▶ Set problem
Reproduce the listing below exactly. Pictures do not belong in the copy.

▶ Material provided

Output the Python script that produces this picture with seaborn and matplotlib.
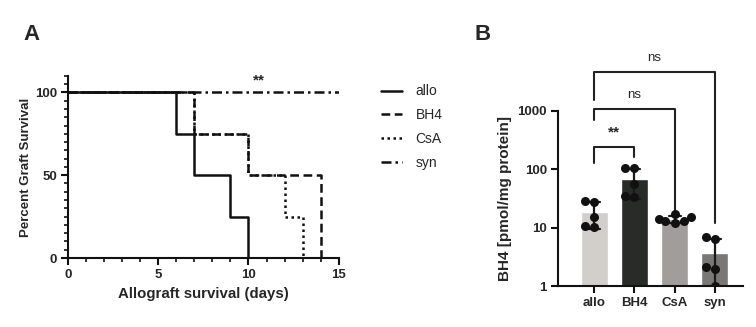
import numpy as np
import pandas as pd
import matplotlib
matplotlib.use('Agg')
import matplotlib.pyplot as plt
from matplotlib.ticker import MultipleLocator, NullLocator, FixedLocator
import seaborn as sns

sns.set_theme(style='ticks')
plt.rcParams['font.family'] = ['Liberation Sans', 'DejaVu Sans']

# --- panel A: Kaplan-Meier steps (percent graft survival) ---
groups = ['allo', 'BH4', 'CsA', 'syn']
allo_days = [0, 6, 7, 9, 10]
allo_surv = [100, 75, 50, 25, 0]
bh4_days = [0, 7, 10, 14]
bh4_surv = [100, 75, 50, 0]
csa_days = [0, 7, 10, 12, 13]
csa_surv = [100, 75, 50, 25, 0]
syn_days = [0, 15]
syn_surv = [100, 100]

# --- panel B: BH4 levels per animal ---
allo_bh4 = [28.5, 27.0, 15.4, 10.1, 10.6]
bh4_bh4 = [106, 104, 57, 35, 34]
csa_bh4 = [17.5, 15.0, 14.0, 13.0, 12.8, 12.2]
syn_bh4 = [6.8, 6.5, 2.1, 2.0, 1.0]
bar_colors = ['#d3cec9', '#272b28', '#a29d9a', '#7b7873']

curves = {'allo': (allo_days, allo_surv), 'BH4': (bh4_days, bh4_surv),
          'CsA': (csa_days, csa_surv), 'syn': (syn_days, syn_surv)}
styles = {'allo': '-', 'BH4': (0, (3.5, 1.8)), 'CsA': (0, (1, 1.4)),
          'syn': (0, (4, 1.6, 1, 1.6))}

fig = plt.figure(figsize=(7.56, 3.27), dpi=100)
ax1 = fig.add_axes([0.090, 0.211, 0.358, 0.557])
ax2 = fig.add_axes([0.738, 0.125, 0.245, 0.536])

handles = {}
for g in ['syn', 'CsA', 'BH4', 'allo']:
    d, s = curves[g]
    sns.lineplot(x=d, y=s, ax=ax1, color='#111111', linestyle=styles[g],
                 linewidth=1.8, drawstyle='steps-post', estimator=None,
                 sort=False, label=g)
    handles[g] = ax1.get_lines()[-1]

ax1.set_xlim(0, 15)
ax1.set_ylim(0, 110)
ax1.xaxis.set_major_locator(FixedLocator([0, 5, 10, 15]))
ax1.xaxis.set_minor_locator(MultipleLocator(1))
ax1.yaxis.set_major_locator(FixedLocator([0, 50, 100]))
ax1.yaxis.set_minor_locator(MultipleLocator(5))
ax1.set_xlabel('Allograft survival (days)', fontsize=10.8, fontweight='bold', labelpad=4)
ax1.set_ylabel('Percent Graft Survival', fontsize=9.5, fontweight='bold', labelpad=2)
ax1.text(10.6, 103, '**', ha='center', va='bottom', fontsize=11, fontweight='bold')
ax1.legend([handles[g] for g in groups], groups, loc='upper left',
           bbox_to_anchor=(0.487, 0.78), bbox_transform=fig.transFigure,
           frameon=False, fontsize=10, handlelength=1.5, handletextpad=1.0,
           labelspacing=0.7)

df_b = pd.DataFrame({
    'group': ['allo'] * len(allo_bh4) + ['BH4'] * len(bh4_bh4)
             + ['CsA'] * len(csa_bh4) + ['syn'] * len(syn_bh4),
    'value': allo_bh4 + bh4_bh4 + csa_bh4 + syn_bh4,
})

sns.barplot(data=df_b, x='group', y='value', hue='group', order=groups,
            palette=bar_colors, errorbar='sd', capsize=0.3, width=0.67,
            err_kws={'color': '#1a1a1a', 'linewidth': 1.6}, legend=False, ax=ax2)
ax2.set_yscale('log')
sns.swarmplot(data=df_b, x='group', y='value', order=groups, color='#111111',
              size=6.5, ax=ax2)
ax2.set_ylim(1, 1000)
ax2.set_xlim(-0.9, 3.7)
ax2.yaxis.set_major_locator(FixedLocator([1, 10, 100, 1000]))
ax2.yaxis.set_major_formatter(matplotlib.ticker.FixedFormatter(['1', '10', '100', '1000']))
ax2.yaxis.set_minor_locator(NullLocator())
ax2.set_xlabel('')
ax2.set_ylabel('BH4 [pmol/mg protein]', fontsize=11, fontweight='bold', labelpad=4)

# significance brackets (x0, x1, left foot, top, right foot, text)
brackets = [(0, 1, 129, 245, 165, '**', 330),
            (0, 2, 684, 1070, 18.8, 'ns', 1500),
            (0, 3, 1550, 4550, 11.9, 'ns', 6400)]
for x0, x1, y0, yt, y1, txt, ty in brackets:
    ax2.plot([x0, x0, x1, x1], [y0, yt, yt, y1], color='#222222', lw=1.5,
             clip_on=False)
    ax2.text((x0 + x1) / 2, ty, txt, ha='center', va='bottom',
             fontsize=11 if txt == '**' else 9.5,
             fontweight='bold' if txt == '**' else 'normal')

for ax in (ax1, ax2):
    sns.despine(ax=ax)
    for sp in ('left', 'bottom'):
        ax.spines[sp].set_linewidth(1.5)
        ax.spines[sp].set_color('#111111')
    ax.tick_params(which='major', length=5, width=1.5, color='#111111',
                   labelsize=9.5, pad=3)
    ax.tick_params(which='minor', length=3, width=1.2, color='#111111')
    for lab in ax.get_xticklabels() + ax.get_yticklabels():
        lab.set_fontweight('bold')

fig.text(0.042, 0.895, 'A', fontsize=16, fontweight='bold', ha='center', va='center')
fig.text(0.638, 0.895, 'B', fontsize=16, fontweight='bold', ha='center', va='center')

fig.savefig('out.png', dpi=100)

▶ Output for this exercise
Output the Python script that produces this picture with seaborn and matplotlib.
import numpy as np
import pandas as pd
import matplotlib
matplotlib.use('Agg')
import matplotlib.pyplot as plt
from matplotlib.ticker import MultipleLocator, NullLocator, FixedLocator
import seaborn as sns

sns.set_theme(style='ticks')
plt.rcParams['font.family'] = ['Liberation Sans', 'DejaVu Sans']

# --- panel A: Kaplan-Meier steps (percent graft survival) ---
groups = ['allo', 'BH4', 'CsA', 'syn']
allo_days = [0, 6, 7, 9, 10]
allo_surv = [100, 75, 50, 25, 0]
bh4_days = [0, 7, 10, 14]
bh4_surv = [100, 75, 50, 0]
csa_days = [0, 7, 10, 12, 13]
csa_surv = [100, 75, 50, 25, 0]
syn_days = [0, 15]
syn_surv = [100, 100]

# --- panel B: BH4 levels per animal ---
allo_bh4 = [28.5, 27.0, 15.4, 10.1, 10.6]
bh4_bh4 = [106, 104, 57, 35, 34]
csa_bh4 = [17.5, 15.0, 14.0, 13.0, 12.8, 12.2]
syn_bh4 = [6.8, 6.5, 2.1, 2.0, 1.0]
bar_colors = ['#d3cec9', '#272b28', '#a29d9a', '#7b7873']

curves = {'allo': (allo_days, allo_surv), 'BH4': (bh4_days, bh4_surv),
          'CsA': (csa_days, csa_surv), 'syn': (syn_days, syn_surv)}
styles = {'allo': '-', 'BH4': (0, (3.5, 1.8)), 'CsA': (0, (1, 1.4)),
          'syn': (0, (4, 1.6, 1, 1.6))}

fig = plt.figure(figsize=(7.56, 3.27), dpi=100)
ax1 = fig.add_axes([0.090, 0.211, 0.358, 0.557])
ax2 = fig.add_axes([0.738, 0.125, 0.245, 0.536])

handles = {}
for g in ['syn', 'CsA', 'BH4', 'allo']:
    d, s = curves[g]
    sns.lineplot(x=d, y=s, ax=ax1, color='#111111', linestyle=styles[g],
                 linewidth=1.8, drawstyle='steps-post', estimator=None,
                 sort=False, label=g)
    handles[g] = ax1.get_lines()[-1]

ax1.set_xlim(0, 15)
ax1.set_ylim(0, 110)
ax1.xaxis.set_major_locator(FixedLocator([0, 5, 10, 15]))
ax1.xaxis.set_minor_locator(MultipleLocator(1))
ax1.yaxis.set_major_locator(FixedLocator([0, 50, 100]))
ax1.yaxis.set_minor_locator(MultipleLocator(5))
ax1.set_xlabel('Allograft survival (days)', fontsize=10.8, fontweight='bold', labelpad=4)
ax1.set_ylabel('Percent Graft Survival', fontsize=9.5, fontweight='bold', labelpad=2)
ax1.text(10.6, 103, '**', ha='center', va='bottom', fontsize=11, fontweight='bold')
ax1.legend([handles[g] for g in groups], groups, loc='upper left',
           bbox_to_anchor=(0.487, 0.78), bbox_transform=fig.transFigure,
           frameon=False, fontsize=10, handlelength=1.5, handletextpad=1.0,
           labelspacing=0.7)

df_b = pd.DataFrame({
    'group': ['allo'] * len(allo_bh4) + ['BH4'] * len(bh4_bh4)
             + ['CsA'] * len(csa_bh4) + ['syn'] * len(syn_bh4),
    'value': allo_bh4 + bh4_bh4 + csa_bh4 + syn_bh4,
})

sns.barplot(data=df_b, x='group', y='value', hue='group', order=groups,
            palette=bar_colors, errorbar='sd', capsize=0.3, width=0.67,
            err_kws={'color': '#1a1a1a', 'linewidth': 1.6}, legend=False, ax=ax2)
ax2.set_yscale('log')
sns.swarmplot(data=df_b, x='group', y='value', order=groups, color='#111111',
              size=6.5, ax=ax2)
ax2.set_ylim(1, 1000)
ax2.set_xlim(-0.9, 3.7)
ax2.yaxis.set_major_locator(FixedLocator([1, 10, 100, 1000]))
ax2.yaxis.set_major_formatter(matplotlib.ticker.FixedFormatter(['1', '10', '100', '1000']))
ax2.yaxis.set_minor_locator(NullLocator())
ax2.set_xlabel('')
ax2.set_ylabel('BH4 [pmol/mg protein]', fontsize=11, fontweight='bold', labelpad=4)

# significance brackets (x0, x1, left foot, top, right foot, text)
brackets = [(0, 1, 129, 245, 165, '**', 330),
            (0, 2, 684, 1070, 18.8, 'ns', 1500),
            (0, 3, 1550, 4550, 11.9, 'ns', 6400)]
for x0, x1, y0, yt, y1, txt, ty in brackets:
    ax2.plot([x0, x0, x1, x1], [y0, yt, yt, y1], color='#222222', lw=1.5,
             clip_on=False)
    ax2.text((x0 + x1) / 2, ty, txt, ha='center', va='bottom',
             fontsize=11 if txt == '**' else 9.5,
             fontweight='bold' if txt == '**' else 'normal')

for ax in (ax1, ax2):
    sns.despine(ax=ax)
    for sp in ('left', 'bottom'):
        ax.spines[sp].set_linewidth(1.5)
        ax.spines[sp].set_color('#111111')
    ax.tick_params(which='major', length=5, width=1.5, color='#111111',
                   labelsize=9.5, pad=3)
    ax.tick_params(which='minor', length=3, width=1.2, color='#111111')
    for lab in ax.get_xticklabels() + ax.get_yticklabels():
        lab.set_fontweight('bold')

fig.text(0.042, 0.895, 'A', fontsize=16, fontweight='bold', ha='center', va='center')
fig.text(0.638, 0.895, 'B', fontsize=16, fontweight='bold', ha='center', va='center')

fig.savefig('out.png', dpi=100)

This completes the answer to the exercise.